Master of Science (MS)


Civil & Environmental Engineering


Civil Engineering

Committee Director

Mecit Cetin

Committee Member

Asad Khattak

Committee Member

Jaewan Yoon

Call Number for Print

Special Collections LD4331.E542 M34 2010


Transit Signal Priority or TSP is an operational strategy that facilitates the movement of transit vehicles such as buses, light rail or streetcars, through traffic-signal controlled intersections. The benefits of TSP operations include improved schedule adherence and improved transit travel times with minimal impact to normal traffic operations. New advances in Global Positioning Systems, detection and communication, and control strategies have helped overcome many problems with early systems and increased interest in implementing TSP for Light Rail Transit (LRT) and other transit operations. The increased capabilities of these advanced systems have led to a dramatic increase in operational and planned TSP deployment across the U.S.

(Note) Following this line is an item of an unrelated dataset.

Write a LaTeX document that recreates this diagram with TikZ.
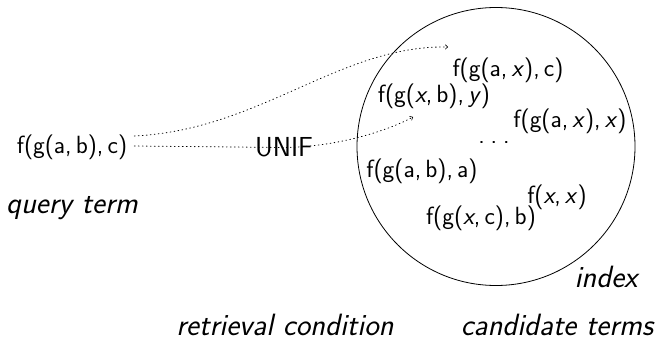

In this study a portion of the new Tide Light Rail Transit (LRT) System in Norfolk, VA is modeled and evaluated. There are four intersections in this network that are in conflict with the Tide transit line. In order to model and evaluate the TSP operations, a micro-simulation model for the network is created in VISSIM. By using the Ring Barrier Controller (RBC) emulator within VISSIM, the control logic for TSP and No TSP scenarios is created. Since the overall goal of this study is to assess the operational benefits of TSP strategies and to compare it with a No TSP scenario, several measures of effectiveness are collected from the VISSIM output including delays and average queue lengths. Numerous simulation runs are performed under low and high traffic demand scenarios to test how the TSP strategy performs in comparison to the No TSP option.

The results show that for low volume traffic, delay is decreased in most of the intersections and average queue length is decreased in all of the intersections. On the other hand, for high volume traffic, delay is reduced in all of the intersections though average queue length is increased in only one intersection.